** Rows from a dataset of charts and code **
**********
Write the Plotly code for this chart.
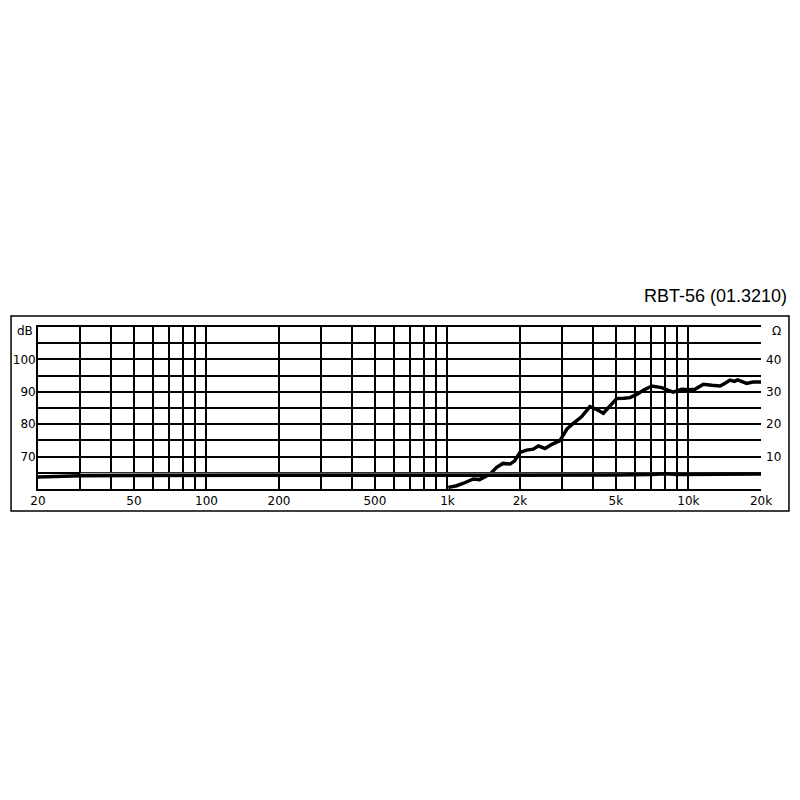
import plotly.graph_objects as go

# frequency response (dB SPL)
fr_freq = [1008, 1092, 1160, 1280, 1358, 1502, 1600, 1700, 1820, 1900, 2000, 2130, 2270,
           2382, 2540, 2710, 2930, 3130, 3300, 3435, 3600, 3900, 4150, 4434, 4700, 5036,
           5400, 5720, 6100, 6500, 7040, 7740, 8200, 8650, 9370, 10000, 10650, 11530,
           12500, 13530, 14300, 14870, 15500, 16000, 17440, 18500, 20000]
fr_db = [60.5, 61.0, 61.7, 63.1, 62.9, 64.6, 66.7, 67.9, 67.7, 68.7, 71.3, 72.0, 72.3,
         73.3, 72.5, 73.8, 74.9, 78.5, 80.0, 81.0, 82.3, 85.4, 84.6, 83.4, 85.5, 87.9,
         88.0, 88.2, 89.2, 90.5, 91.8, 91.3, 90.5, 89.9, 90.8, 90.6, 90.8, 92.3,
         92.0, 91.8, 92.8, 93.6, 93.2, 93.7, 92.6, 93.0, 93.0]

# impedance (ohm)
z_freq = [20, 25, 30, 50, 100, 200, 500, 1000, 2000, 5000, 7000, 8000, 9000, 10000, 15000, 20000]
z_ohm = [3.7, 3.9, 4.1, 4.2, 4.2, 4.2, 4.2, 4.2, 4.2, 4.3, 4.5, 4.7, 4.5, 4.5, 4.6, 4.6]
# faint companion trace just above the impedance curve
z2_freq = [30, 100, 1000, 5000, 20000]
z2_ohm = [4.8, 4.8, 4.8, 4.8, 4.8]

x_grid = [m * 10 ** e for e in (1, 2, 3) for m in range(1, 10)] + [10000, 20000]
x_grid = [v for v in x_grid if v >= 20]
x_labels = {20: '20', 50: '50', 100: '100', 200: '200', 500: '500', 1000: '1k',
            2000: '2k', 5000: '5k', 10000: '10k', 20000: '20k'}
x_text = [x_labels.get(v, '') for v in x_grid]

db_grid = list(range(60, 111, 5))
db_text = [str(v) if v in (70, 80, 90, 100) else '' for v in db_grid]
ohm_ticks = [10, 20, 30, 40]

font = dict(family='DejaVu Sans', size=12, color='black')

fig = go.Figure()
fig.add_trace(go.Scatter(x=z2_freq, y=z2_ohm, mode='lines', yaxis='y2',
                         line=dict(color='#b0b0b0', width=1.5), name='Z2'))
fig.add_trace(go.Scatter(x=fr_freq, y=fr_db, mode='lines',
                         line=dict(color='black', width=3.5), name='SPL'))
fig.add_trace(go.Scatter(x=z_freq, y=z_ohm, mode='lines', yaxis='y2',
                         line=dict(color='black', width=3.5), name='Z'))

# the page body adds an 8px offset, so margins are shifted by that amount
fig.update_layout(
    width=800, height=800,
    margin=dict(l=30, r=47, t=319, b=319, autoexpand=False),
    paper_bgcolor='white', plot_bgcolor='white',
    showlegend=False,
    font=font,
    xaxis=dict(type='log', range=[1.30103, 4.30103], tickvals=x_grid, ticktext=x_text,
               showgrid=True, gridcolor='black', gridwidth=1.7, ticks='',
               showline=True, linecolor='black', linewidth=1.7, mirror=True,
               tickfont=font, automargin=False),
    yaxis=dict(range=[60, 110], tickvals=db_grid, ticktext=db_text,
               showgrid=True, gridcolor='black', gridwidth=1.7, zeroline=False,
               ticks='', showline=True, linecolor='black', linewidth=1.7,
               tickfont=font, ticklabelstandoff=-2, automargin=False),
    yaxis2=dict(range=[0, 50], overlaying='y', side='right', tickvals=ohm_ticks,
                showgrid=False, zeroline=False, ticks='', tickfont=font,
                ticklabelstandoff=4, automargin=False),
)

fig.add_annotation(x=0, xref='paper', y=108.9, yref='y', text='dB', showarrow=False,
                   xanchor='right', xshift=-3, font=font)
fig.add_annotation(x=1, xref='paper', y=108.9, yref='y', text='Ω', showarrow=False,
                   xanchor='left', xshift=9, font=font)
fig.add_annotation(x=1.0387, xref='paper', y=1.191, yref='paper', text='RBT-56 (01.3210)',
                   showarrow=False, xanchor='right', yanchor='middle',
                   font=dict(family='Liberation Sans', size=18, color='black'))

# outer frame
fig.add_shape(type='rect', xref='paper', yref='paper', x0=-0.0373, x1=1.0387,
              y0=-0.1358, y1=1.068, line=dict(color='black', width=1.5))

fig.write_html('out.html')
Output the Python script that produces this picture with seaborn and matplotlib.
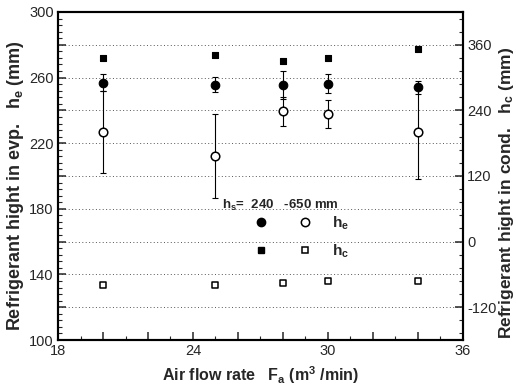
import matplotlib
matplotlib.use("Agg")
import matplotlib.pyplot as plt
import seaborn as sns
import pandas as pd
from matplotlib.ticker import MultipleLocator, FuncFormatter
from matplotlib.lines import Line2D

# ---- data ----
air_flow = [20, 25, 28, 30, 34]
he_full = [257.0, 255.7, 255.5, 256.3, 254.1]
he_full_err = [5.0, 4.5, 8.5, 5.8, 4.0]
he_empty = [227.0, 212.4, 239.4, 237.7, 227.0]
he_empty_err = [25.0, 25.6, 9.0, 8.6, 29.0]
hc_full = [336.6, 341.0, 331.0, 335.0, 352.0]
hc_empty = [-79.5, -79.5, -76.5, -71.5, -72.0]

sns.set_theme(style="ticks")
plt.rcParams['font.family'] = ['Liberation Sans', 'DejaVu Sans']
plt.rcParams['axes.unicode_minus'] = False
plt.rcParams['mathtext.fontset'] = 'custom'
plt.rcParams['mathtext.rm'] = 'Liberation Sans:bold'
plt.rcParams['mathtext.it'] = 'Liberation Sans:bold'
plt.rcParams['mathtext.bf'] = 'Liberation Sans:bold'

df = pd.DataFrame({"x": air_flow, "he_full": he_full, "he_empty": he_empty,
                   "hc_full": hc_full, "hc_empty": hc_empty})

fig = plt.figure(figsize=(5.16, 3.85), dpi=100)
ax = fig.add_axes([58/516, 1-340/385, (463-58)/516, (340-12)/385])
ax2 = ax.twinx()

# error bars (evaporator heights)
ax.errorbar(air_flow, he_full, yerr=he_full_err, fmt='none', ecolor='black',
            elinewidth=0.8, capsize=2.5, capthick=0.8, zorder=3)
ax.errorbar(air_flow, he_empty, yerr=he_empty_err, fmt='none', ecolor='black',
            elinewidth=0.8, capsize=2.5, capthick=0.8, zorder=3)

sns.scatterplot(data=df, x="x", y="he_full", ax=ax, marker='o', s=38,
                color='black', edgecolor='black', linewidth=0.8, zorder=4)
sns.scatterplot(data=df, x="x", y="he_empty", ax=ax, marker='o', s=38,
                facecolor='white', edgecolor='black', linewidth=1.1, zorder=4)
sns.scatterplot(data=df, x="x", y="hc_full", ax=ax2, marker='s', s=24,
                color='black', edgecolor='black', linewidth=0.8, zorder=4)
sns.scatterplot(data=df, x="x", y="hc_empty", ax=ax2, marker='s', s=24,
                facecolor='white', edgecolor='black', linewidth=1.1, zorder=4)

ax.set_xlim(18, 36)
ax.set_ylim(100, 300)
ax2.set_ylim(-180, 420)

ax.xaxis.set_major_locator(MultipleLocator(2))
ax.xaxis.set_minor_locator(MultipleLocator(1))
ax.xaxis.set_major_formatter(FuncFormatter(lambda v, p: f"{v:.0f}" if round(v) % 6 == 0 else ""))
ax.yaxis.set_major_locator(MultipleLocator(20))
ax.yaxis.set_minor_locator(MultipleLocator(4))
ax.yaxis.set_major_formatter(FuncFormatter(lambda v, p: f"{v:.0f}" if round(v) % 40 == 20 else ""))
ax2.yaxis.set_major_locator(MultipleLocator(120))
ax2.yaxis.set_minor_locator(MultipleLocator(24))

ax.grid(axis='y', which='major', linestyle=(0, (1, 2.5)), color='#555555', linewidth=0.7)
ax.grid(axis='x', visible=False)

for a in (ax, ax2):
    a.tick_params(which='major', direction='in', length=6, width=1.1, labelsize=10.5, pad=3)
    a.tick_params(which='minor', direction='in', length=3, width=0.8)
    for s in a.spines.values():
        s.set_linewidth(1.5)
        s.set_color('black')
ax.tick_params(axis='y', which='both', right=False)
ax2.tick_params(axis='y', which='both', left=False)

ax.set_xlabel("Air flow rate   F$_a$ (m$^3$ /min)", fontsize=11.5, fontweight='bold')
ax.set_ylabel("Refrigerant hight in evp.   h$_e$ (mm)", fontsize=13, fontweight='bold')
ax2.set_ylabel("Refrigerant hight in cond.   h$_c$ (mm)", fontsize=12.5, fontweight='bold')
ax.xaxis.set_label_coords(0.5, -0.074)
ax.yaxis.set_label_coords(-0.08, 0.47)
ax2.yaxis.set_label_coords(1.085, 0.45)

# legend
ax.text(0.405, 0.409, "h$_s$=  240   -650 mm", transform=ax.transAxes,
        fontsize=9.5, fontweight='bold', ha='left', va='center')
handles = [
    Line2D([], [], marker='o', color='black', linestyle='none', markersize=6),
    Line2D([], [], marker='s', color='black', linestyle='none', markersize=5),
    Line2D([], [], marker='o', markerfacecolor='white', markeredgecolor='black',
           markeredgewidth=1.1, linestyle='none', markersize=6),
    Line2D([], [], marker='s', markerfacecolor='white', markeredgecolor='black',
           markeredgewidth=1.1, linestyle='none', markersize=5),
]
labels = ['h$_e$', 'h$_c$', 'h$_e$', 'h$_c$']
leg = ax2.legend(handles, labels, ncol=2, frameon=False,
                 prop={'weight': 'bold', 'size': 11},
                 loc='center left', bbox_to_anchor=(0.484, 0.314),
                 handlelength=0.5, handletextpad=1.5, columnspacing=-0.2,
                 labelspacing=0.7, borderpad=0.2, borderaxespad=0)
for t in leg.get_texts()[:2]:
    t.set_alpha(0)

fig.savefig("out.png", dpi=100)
**********
** Required task **
Please restate the material above line by line, exactly, beginning at its first line and ending with the line that contains "92.0, 91.8, 92.8, 93.6, 93.2, 93.7, 92.6, 93.0, 93.0]", without any pictures.

** Solution to this problem **
Write the Plotly code for this chart.
import plotly.graph_objects as go

# frequency response (dB SPL)
fr_freq = [1008, 1092, 1160, 1280, 1358, 1502, 1600, 1700, 1820, 1900, 2000, 2130, 2270,
           2382, 2540, 2710, 2930, 3130, 3300, 3435, 3600, 3900, 4150, 4434, 4700, 5036,
           5400, 5720, 6100, 6500, 7040, 7740, 8200, 8650, 9370, 10000, 10650, 11530,
           12500, 13530, 14300, 14870, 15500, 16000, 17440, 18500, 20000]
fr_db = [60.5, 61.0, 61.7, 63.1, 62.9, 64.6, 66.7, 67.9, 67.7, 68.7, 71.3, 72.0, 72.3,
         73.3, 72.5, 73.8, 74.9, 78.5, 80.0, 81.0, 82.3, 85.4, 84.6, 83.4, 85.5, 87.9,
         88.0, 88.2, 89.2, 90.5, 91.8, 91.3, 90.5, 89.9, 90.8, 90.6, 90.8, 92.3,
         92.0, 91.8, 92.8, 93.6, 93.2, 93.7, 92.6, 93.0, 93.0]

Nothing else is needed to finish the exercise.